Las actitudes de la población
libre respecto a sus esclavos y a la esclavitud como institución eran también
variadas. Para los propietarios, el desdén y el sadismo iban emparejados con
una especie de temor y ansiedad sobre su dependencia y vulnerabilidad, que
muchos refranes populares plasman a la perfección. «Todos los esclavos son
enemigos», rezaba un dicho de la sabiduría romana. Y en el reinado de Nerón,
cuando a alguien se le ocurrió la brillante idea de obligar a los esclavos a
llevar uniforme, la medida se rechazó porque aquello haría que la población
esclava se percatase de lo numerosa que era. No obstante, cualquier intento por
trazar una línea clara entre esclavos y libres o por definir la inferioridad de
los esclavos (algunos teorizantes se preguntaban si más que personas eran
cosas) se veía necesariamente desbaratado por la práctica social. En muchos contextos
los esclavos y las personas libres trabajaban en estrecha proximidad. En el
taller corriente, los esclavos podían ser tanto amigos y confidentes como
bienes muebles. También formaban parte de la familia romana; la palabra latina
familia incluía siempre a los miembros libres y a los no libres de la casa.

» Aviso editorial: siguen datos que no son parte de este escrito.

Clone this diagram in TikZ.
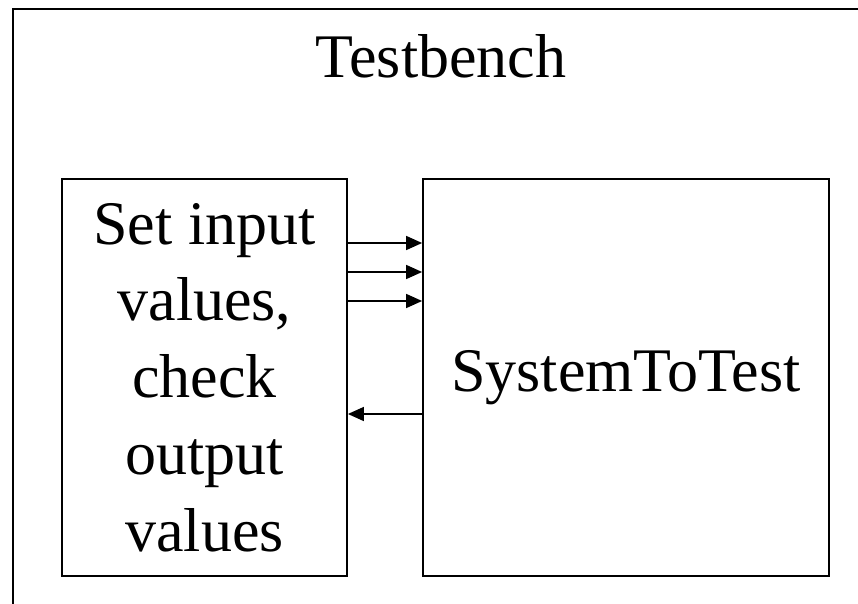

Para muchos, la esclavitud era en
cualquier caso un estatus temporal, que se añadía a la confusión conceptual. La
costumbre romana de liberar a tantos esclavos se debía a todo tipo de
consideraciones prácticas: sin duda era más barato, por ejemplo, conceder la
libertad a los esclavos que mantenerlos cuando llegaban a la improductiva
vejez. No obstante, este era un aspecto crucial de la difundida imagen de Roma
como cultura abierta, que convirtió al cuerpo de ciudadanos romanos en el más diverso
desde el punto de vista étnico que jamás existiera antes, añadiendo otro motivo
a la angustia cultural. ¿Estaban los romanos liberando a demasiados esclavos?,
se preguntaban. ¿Los liberaban por motivos equivocados? Y ¿cuál era la
consecuencia de todo esto para la idea de romanidad?